For the next steps, I’d recommend buying some tools and developing your DIY abilities. Unless you are buying and installing cabinets/flooring yourself, you really aren’t going to be saving all that much money. When we priced out jobs, the major things we could do - demo and painting - really were a drop in the bucket. To save serious coin you gotta eliminate high-priced labor.

Good luck!

Plan for your needs, not for what’s fashionable, much less for what “everybody” does. “Everybody” has a different family than you do. Example: “everybody” around here is creating these nests for the microwave, which are high enough to be completely unusable for half my family (nephews can’t even reach, Mom would be highly likely to drop anything while taking it from that height, Aunt Idiot can’t raise her arms that high due to her surgeries); microwave goes on the counter and the “nest” gets filled with decorative metal boxes full of food (tea tins, pasta tins).

What are you missing?

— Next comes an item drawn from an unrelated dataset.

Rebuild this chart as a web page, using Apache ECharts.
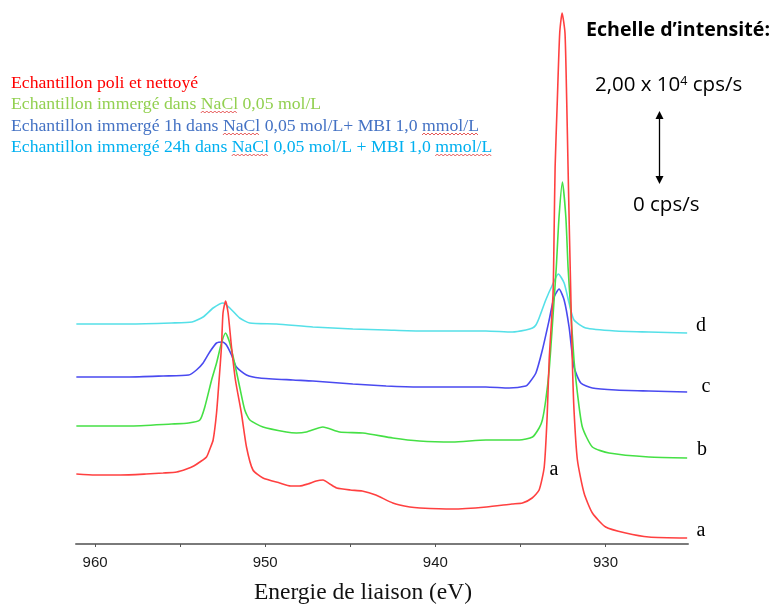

What do you want to keep, what do you want to change? Don’t just ask different contractors for budgets, but ask for different plans: keeping certain features vs removing them, for example. Sometimes keeping something actually makes things more expensive as it means more man-hours.

Appliances. That hob is old, ok, but does it fit your needs? Which appliances need to be “holed in” and which can be on their own? Replacing for example a fridge that’s by itself is a lot easier and more flexible than if it needs to fit in a specific space. Plugs: where? The kitchen in my rental has a very long counter, but several of the plugs are too close to the hob, the faucet or both for my taste.